Viewers of Facing Windows may feel similarly disoriented watching this Italian import. Are we watching a domestic melodrama? A mystery? A romance? At one point, the film even suggests it might transform into a ghost story. Keep the audience guessing, Facing Windows suggests, and maybe no one will bother to ask where the hell it’s all going.
Giovanna’s (Giovanna Mezzogiorno) tenderhearted husband Filippo (Filippo Nigro) takes in the elderly man, Simone (Massimo Girotti), and before long, he has insinuated himself into their manic, stressful household.
The plot thickens when Giovanna loses Simone outside a bar one night, and handsome neighbor Lorenzo (Raoul Bova) helps her recover the errant geriatric.
But that meeting is hardly accidental. Swoon-worthy he-man Lorenzo — who looks like he could bust out all-Superman if he ever removed his studious banker’s glasses — lives in the facing window across the street from Giovanna. And like a good stalker, rather than a bad one, he has been watching her for months, waiting for just such an occasion to make his move.
Lorenzo is like the human version of a Calgon bubble bath, and Giovanna pleads, “take me away!” as she appraises her loutish, underemployed husband and then casts her eyes across the street at Mr. Wonderful looking soulfully in her direction.
As Giovanna’s affair with Lorenzo heats up, the film cuts the relatively nonexistent tension with news of Simone’s secret life.

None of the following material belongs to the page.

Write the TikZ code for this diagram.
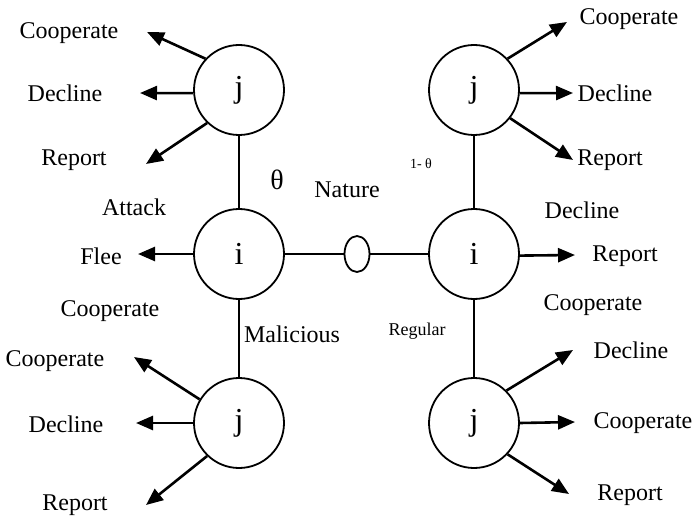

Simone was not, after all, just some Alzheimer’s afflicted nobody wandering the streets of Rome. In copious, garbled flashbacks, Simone is shown as something of a former hunk himself — a gay Jew in Nazi-occupied Rome who lost his lover in the concentration camps.
Despite that compelling back story, Simone tends to play second fiddle to Giovanna’s journey of self-discovery. Director Ferzan Ozpetek puts romance front and center — Holocaust be damned — and thus invests the film with some of the soapy delusions of the creakiest old-school melodrama. As if channeling the ghost of Joan Crawford, Ozpetek tends to wring his hands far more vigorously than the situation calls for. Brows are knit. Characters look troubled. They rush desperately through hallways but then find their one chance at happiness has left the building.
Mostly, Simone seems inserted into the drama as a kind of fairy godmother doling out romantic advice to Giovanna. He’s part Yoda, part Eve Arden in Mildred Pierce. He implores Giovanna to follow her heart, both in her love life and in her secret dream of becoming a pastry chef. In one of the strangest equations of the Holocaust with romantic ennui, he urges her not to repeat the mistakes of Roman Jews: “Don’t be content to merely survive,” he tells her, likening her failure to live her adulterous dreams with Lorenzo to the Jews’ susceptibility to Nazi propaganda.
The biggest draw in Facing Windows may be Mezzogiorno, a charismatic beauty with the earthy sensuality of Debra Winger and some of the ice princess reticence of Sean Young. She almost makes you forget you are watching a better-lit, European answer to “Melrose Place.” The film hangs on Mezzogiorno’s captivating face, as if searching for direction, and it’s there you can almost forget you’re in the midst of a mediocre film.